Operators will sometimes, depending on the nature of the apparatus the agreement is dealing with, accept the inclusion of lift and shift provisions in code agreements, subject to sufficient notice periods and costs being met. As lift and shift is set out in the code, it is important for practitioners to check with landowners whether such provisions are required in a code agreement (for instance because of a planned redevelopment).

Terminating code agreements

As touched upon, the code grants certain rights of security of tenure (not dissimilar to those in the 1954 Act). For a landowner to terminate a code agreement, they must serve not less than 18 months’ notice and must satisfy one of the following four grounds for termination:

  • the landowner intends to redevelop the site and could not reasonably do so unless the code agreement is terminated;
  • the operator is in substantial breach of its obligations in the agreement;
  • there are persistent delays by the operator in making the payments due under the agreement; or
  • the test for the imposition of code rights (set out above) is not satisfied.

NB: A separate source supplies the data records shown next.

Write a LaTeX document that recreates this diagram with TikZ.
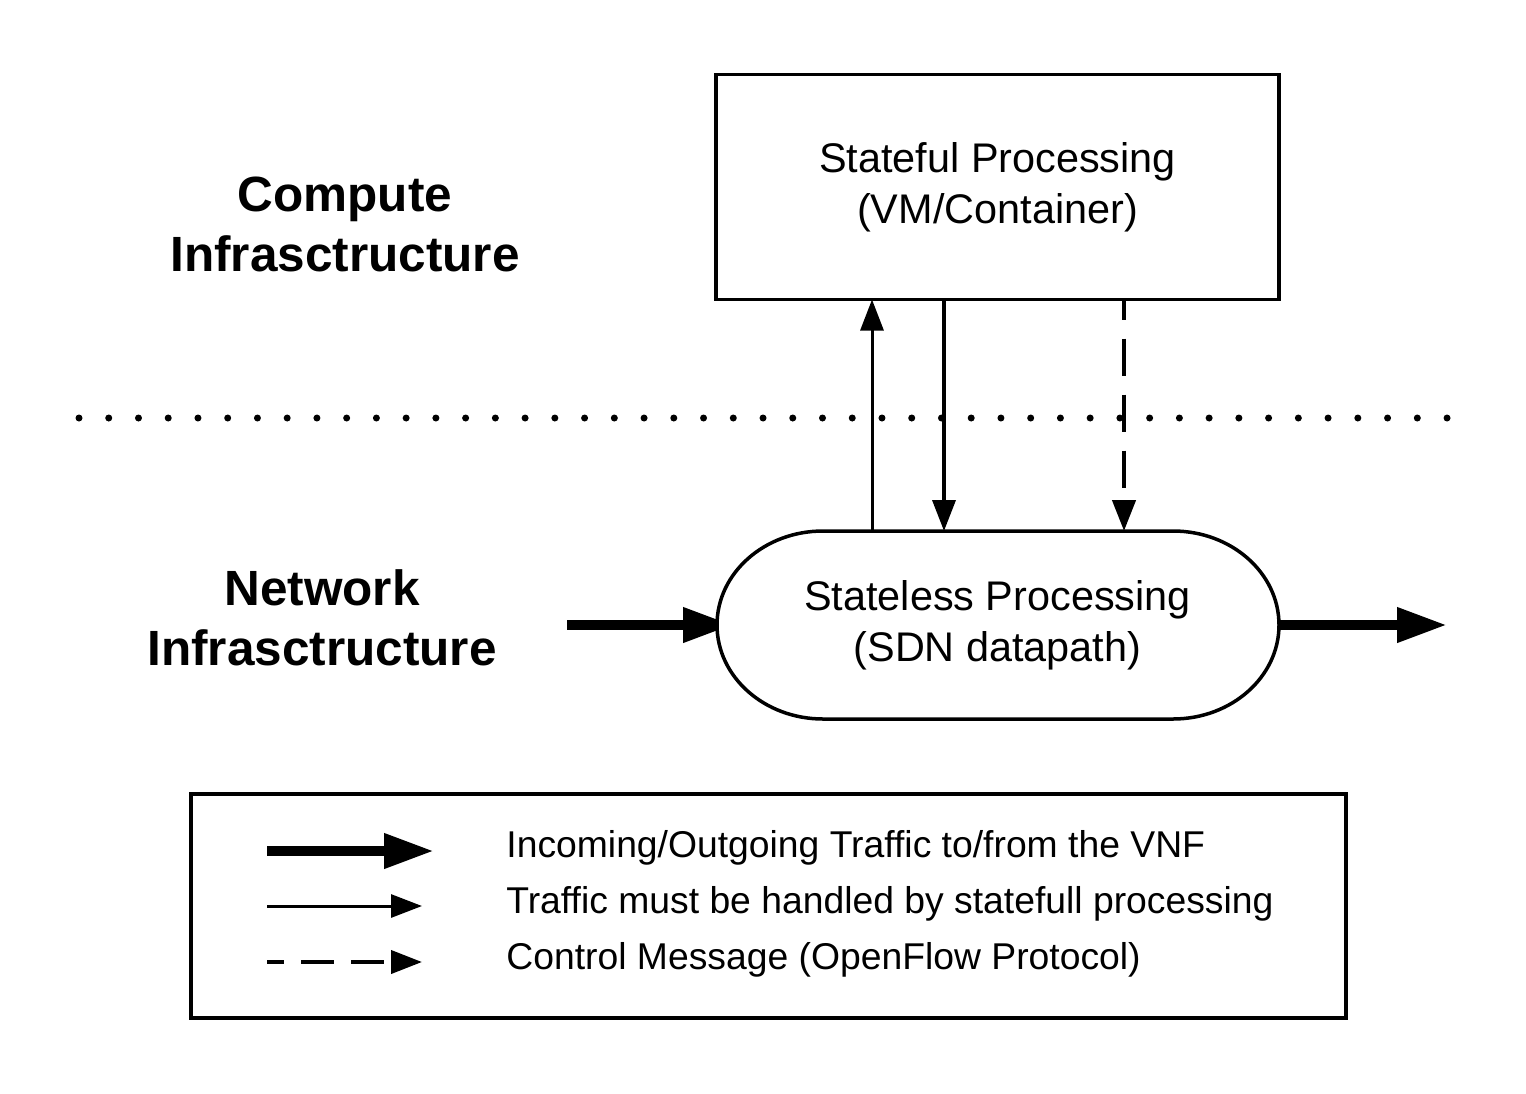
\documentclass[tikz,border=0pt]{standalone}
\usepackage{fontspec}
\setmainfont{Liberation Sans}
\usetikzlibrary{arrows.meta,backgrounds}
\begin{document}
\begin{tikzpicture}[x=0.5pt,y=-0.5pt,
  boxtext/.style={font=\fontsize{20.7pt}{25.5pt}\selectfont, align=center},
  layerlabel/.style={font=\fontsize{24.75pt}{30pt}\selectfont\bfseries, align=center},
  legendtext/.style={font=\fontsize{18.65pt}{22pt}\selectfont, anchor=base west, inner sep=0pt},
  thickarrow/.style={line width=5pt, -{Triangle[length=25pt,width=16.5pt]}},
  thinarrow/.style={line width=1.5pt, -{Triangle[length=15.5pt,width=11.5pt]}},
  ctrlarrow/.style={thinarrow, line width=2.2pt, dash pattern=on 18.5pt off 9.5pt, dash phase=8.5pt},
  legctrl/.style={thinarrow, line width=2pt, dash pattern=on 16.5pt off 8.5pt, dash phase=8pt},
  frame/.style={draw, line width=1.75pt, outer sep=0pt},
]
\useasboundingbox (0,0) rectangle (1526,1093);

% dotted separator
\foreach \i in {0,...,46}
  \fill ({79+\i*29.74},418) circle[radius=3.5];

% layer labels
\node[layerlabel] (compute) at (345,224) {Compute\\Infrasctructure};
\node[layerlabel] (network) at (322,618) {Network\\Infrasctructure};

% stateful box
\node[frame, boxtext, minimum width=281.5pt, minimum height=112.5pt] (stateful) at (997.5,187) {Stateful Processing\\(VM/Container)};

% stateless (terminator shape)
\draw[line width=1.75pt, fill=white] (823,531) -- (1173,531)
  arc[start angle=-90, end angle=90, x radius=106, y radius=94]
  -- (823,719)
  arc[start angle=90, end angle=270, x radius=106, y radius=94] -- cycle;
\node[boxtext, minimum width=281.5pt, minimum height=94pt, inner sep=0pt, outer sep=0pt] (stateless) at (997.5,625) {Stateless Processing\\(SDN datapath)};

% traffic in/out
\coordinate (in) at (567,625);
\coordinate (out) at (1447,625);
\begin{scope}[on background layer]
  \draw[thickarrow] (in) -- ([xshift=8.5pt]stateless.west);
\end{scope}
\draw[thickarrow] (stateless.east) -- (out);

% vertical connectors
\coordinate (xu) at (872,0);
\coordinate (xd) at (944,0);
\coordinate (xc) at (1124,0);
\draw[thinarrow] (stateless.north -| xu) -- (stateful.south -| xu);
\draw[thinarrow, line width=1.8pt] (stateful.south -| xd) -- (stateless.north -| xd);
\draw[ctrlarrow] (stateful.south -| xc) -- (stateless.north -| xc);

% legend
\node[frame, minimum width=577.5pt, minimum height=112pt] (legend) at (768.5,906) {};
\coordinate (la) at (267,851); \coordinate (lae) at (434,851);
\coordinate (lb) at (267,906); \coordinate (lbe) at (422,906);
\coordinate (lc) at (267,962); \coordinate (lce) at (422,962);
\draw[thickarrow] (la) -- (lae);
\draw[thinarrow] (lb) -- (lbe);
\draw[legctrl] (lc) -- (lce);
\node[legendtext] (lt1) at (506,857) {Incoming/Outgoing Traffic to/from the VNF};
\node[legendtext] (lt2) at (506,913) {Traffic must be handled by statefull processing};
\node[legendtext] (lt3) at (506,969) {Control Message (OpenFlow Protocol)};
\end{tikzpicture}
\end{document}
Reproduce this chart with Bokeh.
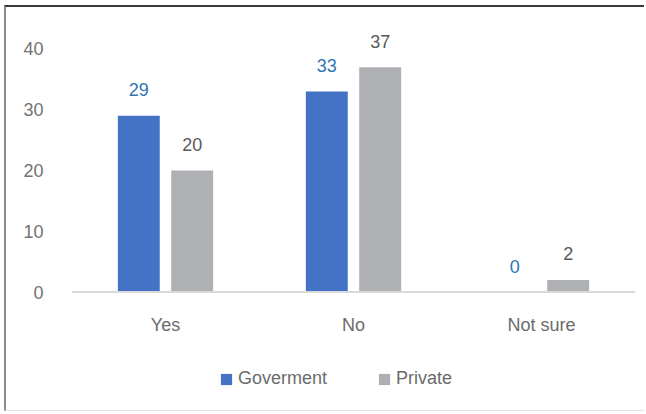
from bokeh.plotting import figure
from bokeh.models import ColumnDataSource, FactorRange, Range1d, FixedTicker, Legend, LegendItem, Span
from bokeh.transform import dodge
from bokeh.core.properties import value
from bokeh.embed import file_html
from bokeh.resources import INLINE

categories = ["Yes", "No", "Not sure"]
goverment = [29, 33, 0]
private = [20, 37, 2]
y_ticks = [0, 10, 20, 30, 40]
series_names = ["Goverment", "Private"]

FONT = "Liberation Sans"
FS = "18px"
BLUE = "#4472C4"
GREY = "#AFB0B3"

source = ColumnDataSource(data=dict(
    cat=categories,
    base=[0] * len(categories),
    gov=goverment,
    priv=private,
    gov_txt=[str(v) for v in goverment],
    priv_txt=[str(v) for v in private],
))

p = figure(
    width=640, height=406,
    x_range=FactorRange(factors=categories, range_padding=0),
    y_range=Range1d(-18, 45),
    output_backend="svg", toolbar_location=None,
    min_border_left=65, min_border_right=11, min_border_top=11, min_border_bottom=12,
)
p.styles = {
    "margin-left": "4px",
    "margin-top": "5px",
    "border-left": "2px solid #8c8c8c",
    "border-top": "2px solid #3a3a3a",
    "border-bottom": "1px solid #e2e2e2",
}
p.outline_line_color = None
p.xgrid.visible = False
p.ygrid.visible = False
p.xaxis.visible = False

# baseline at zero
p.add_layout(Span(location=0, dimension="width", line_color="#d9d9d9", line_width=2))

off = 0.142
bw = 0.223
r1 = p.vbar(x=dodge("cat", -off, range=p.x_range), top="gov", width=bw, source=source,
            fill_color=BLUE, line_color=None)
r2 = p.vbar(x=dodge("cat", off, range=p.x_range), top="priv", width=bw, source=source,
            fill_color=GREY, line_color=None)

p.text(x=dodge("cat", -off, range=p.x_range), y="gov", text="gov_txt", source=source,
       text_font=value(FONT), text_font_size=FS, text_color="#2f75b5",
       text_align="center", text_baseline="alphabetic", y_offset=-26)
p.text(x=dodge("cat", off, range=p.x_range), y="priv", text="priv_txt", source=source,
       text_font=value(FONT), text_font_size=FS, text_color="#595959",
       text_align="center", text_baseline="alphabetic", y_offset=-26)

# category labels under the baseline
p.text(x="cat", y="base", text="cat", source=source,
       text_font=value(FONT), text_font_size=FS, text_color="#6b6b6b",
       text_align="center", text_baseline="alphabetic", y_offset=33)

# y axis
p.yaxis.ticker = FixedTicker(ticks=y_ticks)
p.yaxis.axis_line_color = None
p.yaxis.major_tick_line_color = None
p.yaxis.minor_tick_line_color = None
p.yaxis.major_tick_out = 0
p.yaxis.major_tick_in = 0
p.yaxis.major_label_standoff = 28
p.yaxis.major_label_text_font = FONT
p.yaxis.major_label_text_font_size = FS
p.yaxis.major_label_text_color = "#737373"

legend = Legend(
    items=[LegendItem(label=series_names[0], renderers=[r1]),
           LegendItem(label=series_names[1], renderers=[r2])],
    orientation="horizontal",
    location=(148, 12),
    glyph_width=14, glyph_height=14, label_height=20,
    label_standoff=5, spacing=50, padding=0, margin=0,
    label_text_font=FONT, label_text_font_size=FS, label_text_color="#6b6b6b",
    border_line_color=None, background_fill_alpha=0,
)
p.add_layout(legend, "center")

open("out.html", "w").write(file_html(p, INLINE))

The most common of these grounds to come up in practice is the redevelopment ground, which was stated in EE Limited & Hutchison 3G UK Limited v Sir James HE Chichester and Other [2019] UKUT 164 (LC) to be a similar position to ground (f) under the 1954 Act. This means a landowner will need to demonstrate a firm and settled intention to redevelop to be able to rely on this ground.

It is not uncommon for operators to agree to break rights for landowners in code agreements; however, these will invariably be subject to the same notice period and conditions set out above.

Conclusion

Some, more experienced, landowners may now be up to speed with the code and its impact on their interests. However, practitioners will still encounter many landowners, particularly those with smaller portfolios, who will be surprised at the extent of the rights that the code confers upon operators. As practitioners, it is essential to manage the expectations of landowner clients as to what is possible when negotiating code agreements with operators. We must also have a clear understanding of the extent of the rights that operators are entitled to under the code. Through understanding the code and how it operates in practice, we can ensure that the process of entering into and renewing code agreements is as seamless for the client as possible.